### SUPPLIED DATA
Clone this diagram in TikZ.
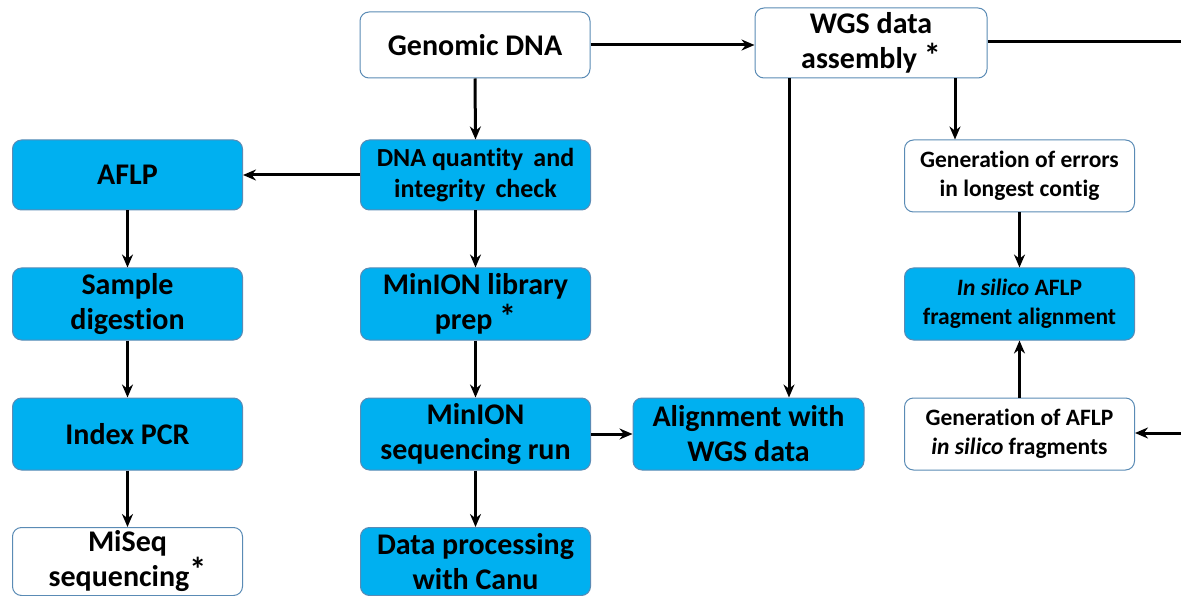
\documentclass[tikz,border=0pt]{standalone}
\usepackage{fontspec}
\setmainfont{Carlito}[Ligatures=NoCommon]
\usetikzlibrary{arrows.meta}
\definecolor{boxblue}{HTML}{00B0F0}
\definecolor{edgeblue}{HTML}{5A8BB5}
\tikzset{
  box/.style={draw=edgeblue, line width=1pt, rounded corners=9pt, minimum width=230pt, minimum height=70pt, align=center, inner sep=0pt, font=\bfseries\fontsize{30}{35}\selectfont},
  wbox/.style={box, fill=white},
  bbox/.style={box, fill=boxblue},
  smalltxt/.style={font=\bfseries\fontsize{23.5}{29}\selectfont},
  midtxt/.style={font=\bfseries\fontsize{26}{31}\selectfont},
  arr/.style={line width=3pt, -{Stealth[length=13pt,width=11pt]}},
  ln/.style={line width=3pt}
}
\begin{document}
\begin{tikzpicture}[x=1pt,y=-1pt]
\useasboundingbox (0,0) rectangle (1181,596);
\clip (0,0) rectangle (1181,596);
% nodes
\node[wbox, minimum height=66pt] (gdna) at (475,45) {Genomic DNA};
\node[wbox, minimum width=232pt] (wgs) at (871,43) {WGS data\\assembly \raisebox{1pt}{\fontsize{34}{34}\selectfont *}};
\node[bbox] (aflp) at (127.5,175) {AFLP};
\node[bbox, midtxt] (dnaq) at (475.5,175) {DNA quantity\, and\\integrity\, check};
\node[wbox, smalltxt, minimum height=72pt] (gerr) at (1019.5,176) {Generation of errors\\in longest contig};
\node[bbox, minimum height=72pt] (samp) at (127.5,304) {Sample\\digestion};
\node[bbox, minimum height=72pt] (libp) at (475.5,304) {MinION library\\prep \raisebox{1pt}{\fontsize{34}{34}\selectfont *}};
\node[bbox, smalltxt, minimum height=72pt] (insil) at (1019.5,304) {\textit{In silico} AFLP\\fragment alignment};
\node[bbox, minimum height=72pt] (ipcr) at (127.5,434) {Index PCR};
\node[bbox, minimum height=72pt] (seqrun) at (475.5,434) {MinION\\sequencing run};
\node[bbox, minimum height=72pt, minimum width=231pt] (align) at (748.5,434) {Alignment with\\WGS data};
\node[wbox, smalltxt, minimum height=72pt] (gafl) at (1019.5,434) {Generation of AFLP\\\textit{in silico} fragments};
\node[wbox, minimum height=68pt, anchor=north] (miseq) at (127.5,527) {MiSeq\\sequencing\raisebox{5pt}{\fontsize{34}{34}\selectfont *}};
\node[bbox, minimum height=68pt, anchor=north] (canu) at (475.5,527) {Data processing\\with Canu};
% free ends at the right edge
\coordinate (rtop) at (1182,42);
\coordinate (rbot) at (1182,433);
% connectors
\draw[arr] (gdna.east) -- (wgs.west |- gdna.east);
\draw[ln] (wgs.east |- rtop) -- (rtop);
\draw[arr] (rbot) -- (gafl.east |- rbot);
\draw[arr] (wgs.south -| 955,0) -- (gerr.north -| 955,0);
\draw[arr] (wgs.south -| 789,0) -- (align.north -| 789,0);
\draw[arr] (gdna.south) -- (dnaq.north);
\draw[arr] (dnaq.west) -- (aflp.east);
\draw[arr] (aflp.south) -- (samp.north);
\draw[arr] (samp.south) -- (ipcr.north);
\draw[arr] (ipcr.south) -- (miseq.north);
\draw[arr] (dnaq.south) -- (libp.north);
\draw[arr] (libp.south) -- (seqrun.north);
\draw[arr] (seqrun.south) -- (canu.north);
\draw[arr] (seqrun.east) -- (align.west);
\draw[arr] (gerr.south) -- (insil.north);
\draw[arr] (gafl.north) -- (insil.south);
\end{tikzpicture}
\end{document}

### EXERCISE
Output an exact copy of the material, with the pictures removed.

### WRITTEN ANSWER
Clone this diagram in TikZ.
\documentclass[tikz,border=0pt]{standalone}
\usepackage{fontspec}
\setmainfont{Carlito}[Ligatures=NoCommon]
\usetikzlibrary{arrows.meta}
\definecolor{boxblue}{HTML}{00B0F0}
\definecolor{edgeblue}{HTML}{5A8BB5}
\tikzset{
  box/.style={draw=edgeblue, line width=1pt, rounded corners=9pt, minimum width=230pt, minimum height=70pt, align=center, inner sep=0pt, font=\bfseries\fontsize{30}{35}\selectfont},
  wbox/.style={box, fill=white},
  bbox/.style={box, fill=boxblue},
  smalltxt/.style={font=\bfseries\fontsize{23.5}{29}\selectfont},
  midtxt/.style={font=\bfseries\fontsize{26}{31}\selectfont},
  arr/.style={line width=3pt, -{Stealth[length=13pt,width=11pt]}},
  ln/.style={line width=3pt}
}
\begin{document}
\begin{tikzpicture}[x=1pt,y=-1pt]
\useasboundingbox (0,0) rectangle (1181,596);
\clip (0,0) rectangle (1181,596);
% nodes
\node[wbox, minimum height=66pt] (gdna) at (475,45) {Genomic DNA};
\node[wbox, minimum width=232pt] (wgs) at (871,43) {WGS data\\assembly \raisebox{1pt}{\fontsize{34}{34}\selectfont *}};
\node[bbox] (aflp) at (127.5,175) {AFLP};
\node[bbox, midtxt] (dnaq) at (475.5,175) {DNA quantity\, and\\integrity\, check};
\node[wbox, smalltxt, minimum height=72pt] (gerr) at (1019.5,176) {Generation of errors\\in longest contig};
\node[bbox, minimum height=72pt] (samp) at (127.5,304) {Sample\\digestion};
\node[bbox, minimum height=72pt] (libp) at (475.5,304) {MinION library\\prep \raisebox{1pt}{\fontsize{34}{34}\selectfont *}};
\node[bbox, smalltxt, minimum height=72pt] (insil) at (1019.5,304) {\textit{In silico} AFLP\\fragment alignment};
\node[bbox, minimum height=72pt] (ipcr) at (127.5,434) {Index PCR};
\node[bbox, minimum height=72pt] (seqrun) at (475.5,434) {MinION\\sequencing run};
\node[bbox, minimum height=72pt, minimum width=231pt] (align) at (748.5,434) {Alignment with\\WGS data};
\node[wbox, smalltxt, minimum height=72pt] (gafl) at (1019.5,434) {Generation of AFLP\\\textit{in silico} fragments};
\node[wbox, minimum height=68pt, anchor=north] (miseq) at (127.5,527) {MiSeq\\sequencing\raisebox{5pt}{\fontsize{34}{34}\selectfont *}};
\node[bbox, minimum height=68pt, anchor=north] (canu) at (475.5,527) {Data processing\\with Canu};
% free ends at the right edge
\coordinate (rtop) at (1182,42);
\coordinate (rbot) at (1182,433);
% connectors
\draw[arr] (gdna.east) -- (wgs.west |- gdna.east);
\draw[ln] (wgs.east |- rtop) -- (rtop);
\draw[arr] (rbot) -- (gafl.east |- rbot);
\draw[arr] (wgs.south -| 955,0) -- (gerr.north -| 955,0);
\draw[arr] (wgs.south -| 789,0) -- (align.north -| 789,0);
\draw[arr] (gdna.south) -- (dnaq.north);
\draw[arr] (dnaq.west) -- (aflp.east);
\draw[arr] (aflp.south) -- (samp.north);
\draw[arr] (samp.south) -- (ipcr.north);
\draw[arr] (ipcr.south) -- (miseq.north);
\draw[arr] (dnaq.south) -- (libp.north);
\draw[arr] (libp.south) -- (seqrun.north);
\draw[arr] (seqrun.south) -- (canu.north);
\draw[arr] (seqrun.east) -- (align.west);
\draw[arr] (gerr.south) -- (insil.north);
\draw[arr] (gafl.north) -- (insil.south);
\end{tikzpicture}
\end{document}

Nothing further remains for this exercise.